Parlando di tavoli di trattativa, come procede il percorso di partnership con le case costruttrici iniziato con Same Deutz-Fahr all’Agridealer day 2014?
"Abbiamo dichiarato la nostra disponibilità e l’incontro cui accennavo prima è un importante passo in questo senso essendo l’adesione delle case costruttrici stata praticamente totale.
Stiamo trattando temi di interesse comune evitando le criticità da trattare individualmente in quanto irrisolvibili in un gruppo. 
Tornando alla gestione dei costi non remunerati, tematica comune a tutti, per avere modo di rendicontarli, si è pensato a una soluzione stile automotive con pacchetti assicurativi volti a dare copertura al cliente finale su questi costi".


Come ultimo argomento, parliamo dei concessionari monobrand imposti, in taluni casi, dalle case costruttrici. Qual'è l'approccio del dealer? La richiesta nasce da un dialogo o si tratta di un prendere o lasciare calato dall'alto?
"Anche in questo caso, stiamo aprendo la discussione. Ritengo, che dal punto di vista del concessionario sia molto pericoloso aderire a una politica monobrand per una serie di ragioni.
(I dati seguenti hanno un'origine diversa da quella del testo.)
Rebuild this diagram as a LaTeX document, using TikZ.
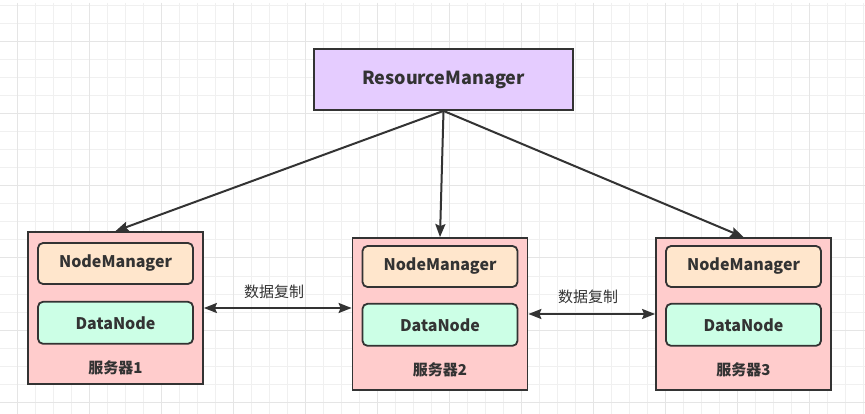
\documentclass[tikz,border=0pt]{standalone}
\usepackage{fontspec}
\setmainfont{Noto Sans CJK SC}
\usetikzlibrary{positioning,arrows.meta}

\definecolor{edge}{HTML}{333333}
\definecolor{rmfill}{HTML}{E5CCFF}
\definecolor{srvfill}{HTML}{FFCCCC}
\definecolor{nmfill}{HTML}{FFE6CC}
\definecolor{dnfill}{HTML}{CCFFE6}

\tikzstyle{box}    = [rectangle, draw=edge, line width=1.8pt, text=edge, font=\bfseries\fontsize{16}{18}\selectfont, text centered]
\tikzstyle{rm}     = [box, fill=rmfill, minimum width=259pt, minimum height=61pt, font=\bfseries\fontsize{18}{20}\selectfont]
\tikzstyle{server} = [box, fill=srvfill, minimum width=175pt, minimum height=152pt]
\tikzstyle{nm}     = [box, fill=nmfill, minimum width=155pt, minimum height=41pt, rounded corners=5pt]
\tikzstyle{dn}     = [box, fill=dnfill, minimum width=155pt, minimum height=42pt, rounded corners=5pt]
\tikzstyle{tag}    = [inner sep=0pt, text=edge, font=\bfseries\fontsize{15}{17}\selectfont]
\tikzstyle{note}   = [inner sep=0pt, text=edge, font=\fontsize{15}{17}\selectfont]
\tikzstyle{arrow}  = [line width=2pt, draw=edge, -{Stealth[length=13pt,width=10pt,inset=2pt]}]
\tikzstyle{both}   = [arrow, {Stealth[length=13pt,width=10pt,inset=2pt]}-{Stealth[length=13pt,width=10pt,inset=2pt]}]
\tikzstyle{gridminor} = [line width=1pt, draw=black!6]
\tikzstyle{gridmajor} = [line width=1pt, draw=black!10]

\begin{document}
\begin{tikzpicture}[x=1pt, y=-1pt]
\useasboundingbox [fill=white] (0,0) rectangle (865,414);
% background grid
\foreach \x in {35,53,...,865} \draw [gridminor] (\x,3) -- (\x,414);
\foreach \y in {6,24,...,414} \draw [gridminor] (0,\y) -- (865,\y);
\foreach \x in {17,89,...,865} \draw [gridmajor] (\x,3) -- (\x,414);
\foreach \y in {42,114,...,414} \draw [gridmajor] (0,\y) -- (865,\y);

\node (rm) [rm] at (443.5,79.5) {ResourceManager};

\node (s1) [server] at (115.5,308) {};
\node (s2) [server] at (440,314) {};
\node (s3) [server] at (743.5,314) {};

\node (nm1) [nm, below=11pt of s1.north] {NodeManager};
\node (dn1) [dn, below=16pt of nm1]      {DataNode};
\node (lbl1) [tag, above=10pt of s1.south] {服务器1};

\node (nm2) [nm, below=8pt of s2.north]  {NodeManager};
\node (dn2) [dn, below=15pt of nm2]      {DataNode};
\node (lbl2) [tag, above=14pt of s2.south] {服务器2};

\node (nm3) [nm, below=8pt of s3.north]  {NodeManager};
\node (dn3) [dn, below=15pt of nm3]      {DataNode};
\node (lbl3) [tag, above=14pt of s3.south] {服务器3};

\node (copy1) [note] at (274,292) {数据复制};
\node (copy2) [note] at (588,297) {数据复制};

\draw [arrow] (rm.south) -- (s1.north);
\draw [arrow] (rm.south) -- (s2.north);
\draw [arrow] (rm.south) -- (s3.north);
\draw [both] (s1.east) -- (s1.east -| s2.west);
\draw [both] (s2.east) -- (s3.west);
\end{tikzpicture}
\end{document}
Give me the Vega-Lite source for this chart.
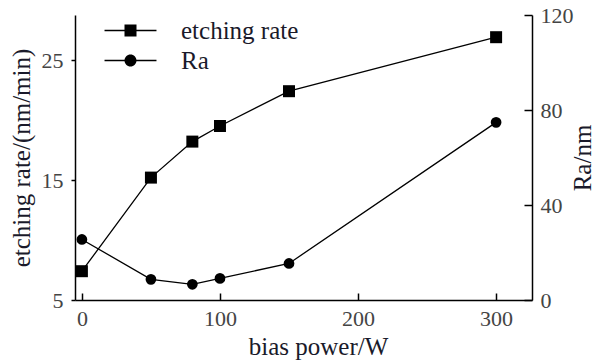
{
  "$schema": "https://vega.github.io/schema/vega-lite/v6.json",
  "width": 457,
  "height": 285,
  "autosize": {"type": "none"},
  "padding": {"left": 75, "top": 15, "right": 69, "bottom": 60},
  "background": "white",
  "config": {
    "view": {"stroke": null},
    "font": "Liberation Serif",
    "axis": {
      "grid": false,
      "domainColor": "black",
      "domainWidth": 1.5,
      "tickColor": "black",
      "tickWidth": 1.5,
      "labelFont": "Liberation Serif",
      "labelFontSize": 22,
      "labelColor": "#444444",
      "titleFont": "Liberation Serif",
      "titleFontWeight": "normal",
      "titleFontSize": 25,
      "titleColor": "#1a1a2a"
    }
  },
  "datasets": {
    "d": [
      {"power": 0, "series": "etching rate", "value": 7.4},
      {"power": 50, "series": "etching rate", "value": 15.2},
      {"power": 80, "series": "etching rate", "value": 18.2},
      {"power": 100, "series": "etching rate", "value": 19.5},
      {"power": 150, "series": "etching rate", "value": 22.4},
      {"power": 300, "series": "etching rate", "value": 26.9},
      {"power": 0, "series": "Ra", "value": 25.5},
      {"power": 50, "series": "Ra", "value": 8.7},
      {"power": 80, "series": "Ra", "value": 6.6},
      {"power": 100, "series": "Ra", "value": 9.1},
      {"power": 150, "series": "Ra", "value": 15.4},
      {"power": 300, "series": "Ra", "value": 74.8}
    ]
  },
  "data": {"name": "d"},
  "encoding": {
    "x": {
      "field": "power",
      "type": "quantitative",
      "scale": {"domain": [-5, 326], "nice": false, "zero": false},
      "axis": {
        "values": [0, 100, 200, 300],
        "tickSize": -7,
        "labelPadding": 15,
        "title": "bias power/W",
        "titleX": 243,
        "titlePadding": 5
      }
    }
  },
  "layer": [
    {
      "transform": [{"filter": "datum.series === 'etching rate'"}],
      "encoding": {
        "y": {
          "field": "value",
          "type": "quantitative",
          "scale": {"domain": [5, 28.75], "nice": false, "zero": false},
          "axis": {
            "orient": "left",
            "values": [5, 15, 25],
            "tickSize": 4,
            "labelPadding": 8,
            "title": "etching rate/(nm/min)",
            "titlePadding": 7
          }
        }
      },
      "layer": [
        {"mark": {"type": "line", "color": "black", "strokeWidth": 1.3}},
        {"mark": {"type": "point", "shape": "square", "filled": true, "size": 144, "color": "black", "opacity": 1}},
        {
          "mark": {"type": "point", "filled": true, "color": "black", "size": 0, "opacity": 1},
          "encoding": {
            "shape": {
              "field": "series",
              "type": "nominal",
              "scale": {
                "domain": ["etching rate", "Ra"],
                "range": [
                  "M-4.33,-0.11H4.33V0.11H-4.33ZM-1,-1H1V1H-1Z",
                  "M-4.33,-0.11H4.33V0.11H-4.33ZM1,0A1,1,0,1,1,-1,0A1,1,0,1,1,1,0Z"
                ]
              },
              "legend": {
                "title": null,
                "orient": "none",
                "legendX": 43,
                "legendY": 3,
                "symbolSize": 144,
                "symbolFillColor": "black",
                "labelFont": "Liberation Serif",
                "labelFontSize": 25,
                "labelColor": "#1a1a2a",
                "labelOffset": 38,
                "rowPadding": 4
              }
            }
          }
        }
      ]
    },
    {
      "transform": [{"filter": "datum.series === 'Ra'"}],
      "encoding": {
        "y": {
          "field": "value",
          "type": "quantitative",
          "scale": {"domain": [0, 120], "nice": false, "zero": false},
          "axis": {
            "orient": "right",
            "values": [0, 40, 80, 120],
            "tickSize": -8,
            "labelPadding": 16,
            "title": "Ra/nm",
            "titleAngle": -90,
            "titlePadding": 22
          }
        }
      },
      "layer": [
        {"mark": {"type": "line", "color": "black", "strokeWidth": 1.3}},
        {"mark": {"type": "point", "shape": "circle", "filled": true, "size": 115, "color": "black", "opacity": 1}}
      ]
    }
  ],
  "resolve": {"scale": {"y": "independent"}}
}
Intanto, si corre il rischio di oscurare la professionalità del concessionario che deve avere una propria personalità resa forte dalla capacità di mettere in campo per il cliente la propria conoscenza. Se ciò non avviene, il concessionario perde anche la possibilità di richiedere un riconoscimento economico.
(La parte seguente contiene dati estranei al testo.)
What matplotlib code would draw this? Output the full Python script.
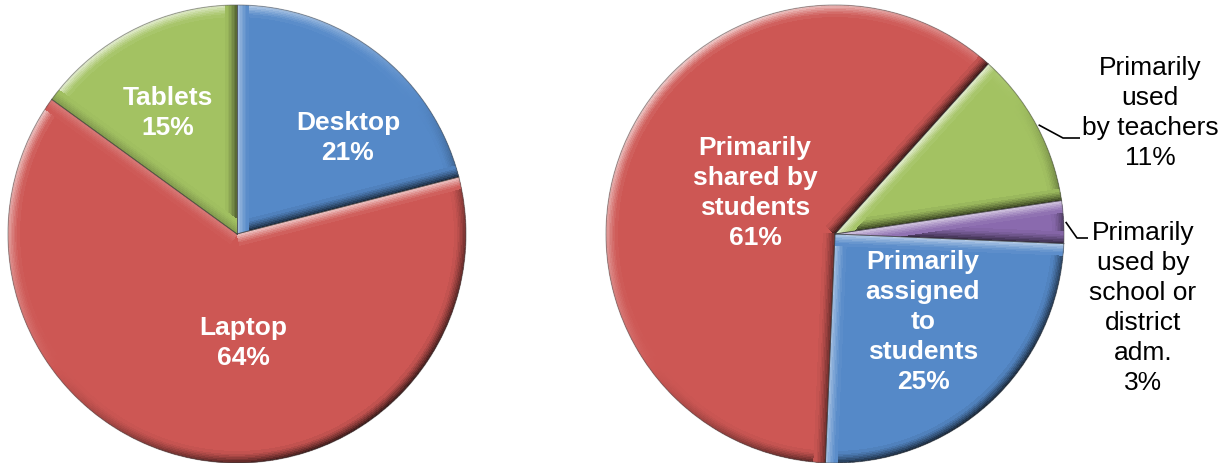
import numpy as np
import matplotlib
matplotlib.use("Agg")
import matplotlib.pyplot as plt
from matplotlib.collections import PolyCollection
from matplotlib.colors import to_rgb

plt.rcParams['font.family'] = ['Liberation Sans', 'DejaVu Sans']

# ---------------- data ----------------
left_labels = ["Desktop", "Laptop", "Tablets"]
left_values = [21, 64, 15]
left_colors = ["#5589C8", "#CD5754", "#A3C262"]

right_labels = ["Primarily\nused\nby teachers", "Primarily\nused by\nschool or\ndistrict\nadm.",
                "Primarily\nassigned\nto\nstudents", "Primarily\nshared by\nstudents"]
right_values = [11, 3, 25, 61]
right_colors = ["#A3C262", "#8A6AAE", "#5589C8", "#CD5754"]

W, H = 1222, 463
fig = plt.figure(figsize=(W / 100, H / 100), dpi=100)
ax = fig.add_axes([0, 0, 1, 1])

def Y(y):
    return H - y

LIGHT = np.array([-0.6, 0.8])
LIGHT = LIGHT / np.linalg.norm(LIGHT)

def shade(base, s, f):
    c = np.array(to_rgb(base))
    a = f * s
    if a >= 0:
        return tuple(c + (1 - c) * min(a * 0.75, 1))
    return tuple(c * (1 + a * 0.75))

def bevel(ax, wedge, color, width=11, k=7):
    cx, cy = wedge.center
    r = wedge.r
    t1, t2 = wedge.theta1, wedge.theta2
    polys, cols = [], []
    dw = width / k
    # arc bands
    phis = np.linspace(t1, t2, max(int((t2 - t1) / 1.0), 2) + 1)
    for i in range(k):
        ro, ri = r - i * dw, r - (i + 1) * dw - 0.6
        f = (1 - i / k) ** 1.3
        for a0, a1 in zip(phis[:-1], phis[1:]):
            am = np.radians((a0 + a1) / 2)
            n = np.array([np.cos(am), np.sin(am)])
            s = float(n @ LIGHT)
            A0, A1 = np.radians(a0 - 0.3), np.radians(a1 + 0.3)
            polys.append([(cx + ro * np.cos(A0), cy + ro * np.sin(A0)),
                          (cx + ro * np.cos(A1), cy + ro * np.sin(A1)),
                          (cx + ri * np.cos(A1), cy + ri * np.sin(A1)),
                          (cx + ri * np.cos(A0), cy + ri * np.sin(A0))])
            cols.append(shade(color, s, f))
    # radial edges
    for th, sign in ((t1, 1), (t2, -1)):
        t = np.radians(th)
        u = np.array([np.cos(t), np.sin(t)])
        p = sign * np.array([-np.sin(t), np.cos(t)])  # inward
        s = float((-p) @ LIGHT)
        c0 = np.array([cx, cy])
        for i in range(k):
            d0, d1 = i * dw, (i + 1) * dw + 0.6
            f = (1 - i / k) ** 1.3
            pts = [c0 + p * d0, c0 + u * r * 1.05 + p * d0,
                   c0 + u * r * 1.05 + p * d1, c0 + p * d1]
            polys.append([tuple(q) for q in pts])
            cols.append(shade(color, s, f))
    pc = PolyCollection(polys, facecolors=cols, edgecolors='none', antialiased=False, zorder=3)
    ax.add_collection(pc)
    pc.set_clip_path(wedge)

def draw_pie(values, colors, center, radius, startangle):
    wedges, _ = ax.pie(values, colors=colors, startangle=startangle, counterclock=False,
                       center=center, radius=radius, wedgeprops=dict(linewidth=0))
    for w, c in zip(wedges, colors):
        bevel(ax, w, c)
        w.set_zorder(2)
    # thin boundary lines
    for w in wedges:
        for th in (w.theta1, w.theta2):
            t = np.radians(th)
            ax.plot([center[0], center[0] + radius * np.cos(t)],
                    [center[1], center[1] + radius * np.sin(t)],
                    color="#3a3a3a", lw=0.7, alpha=0.5, zorder=4)
    return wedges

lc = (237, Y(234))
rc = (835, Y(234))
R = 229
lw_ = draw_pie(left_values, left_colors, lc, R, 90)
rw_ = draw_pie(right_values, right_colors, rc, R, 48)

# outer rim
for c in (lc, rc):
    ax.add_patch(plt.Circle(c, R, fill=False, ec="#555555", lw=0.8, alpha=0.5, zorder=5))

fs = 19
LS = 1.32
# left pie labels
left_pos = [(348, 138), (243, 343), (168, 113)]
for lab, v, (x, y) in zip(left_labels, left_values, left_pos):
    ax.text(x, Y(y), f"{lab}\n{v}%", ha='center', va='center', color='white',
            fontsize=fs, fontweight='bold', zorder=10, linespacing=LS)

# right pie labels
right_pos = [(1150, 113), (1143, 308), (923, 322), (755, 193)]
inside = [False, False, True, True]
for lab, v, (x, y), ins in zip(right_labels, right_values, right_pos, inside):
    ax.text(x, Y(y), f"{lab}\n{v}%", ha='center', va='center',
            color='white' if ins else 'black', fontsize=fs,
            fontweight='bold' if ins else 'normal', zorder=10, linespacing=LS)

# leader lines for outside labels
elbows = {0: [(1063, 138), (1080, 138)], 1: [(1077, 238), (1088, 238)]}
for idx, pts in elbows.items():
    w = rw_[idx]
    mid = np.radians((w.theta1 + w.theta2) / 2)
    sx, sy = rc[0] + (R + 2) * np.cos(mid), rc[1] + (R + 2) * np.sin(mid)
    xs = [sx] + [p[0] for p in pts]
    ys = [sy] + [Y(p[1]) for p in pts]
    ax.plot(xs, ys, color='black', lw=1.2, zorder=6, solid_capstyle='butt')

ax.set_xlim(0, W)
ax.set_ylim(0, H)
ax.set_aspect('auto')
ax.axis('off')

fig.savefig("out.png", dpi=100)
C’è poi da dire che le aziende, per lo più multinazionali, con molta facilità riescono a far crescere una concessionaria ma con altrettanta facilità la smontano e, rimanere in balia della volontà altrui, è rischioso.
Ho più volte dichiarato che un dialogo sereno con il proprio costruttore di riferimento rappresenta la sola base di partenza per raggiungere obiettivi comuni, lavorare in modo rilassato dando spazio all'espressione della personalità della concessionaria".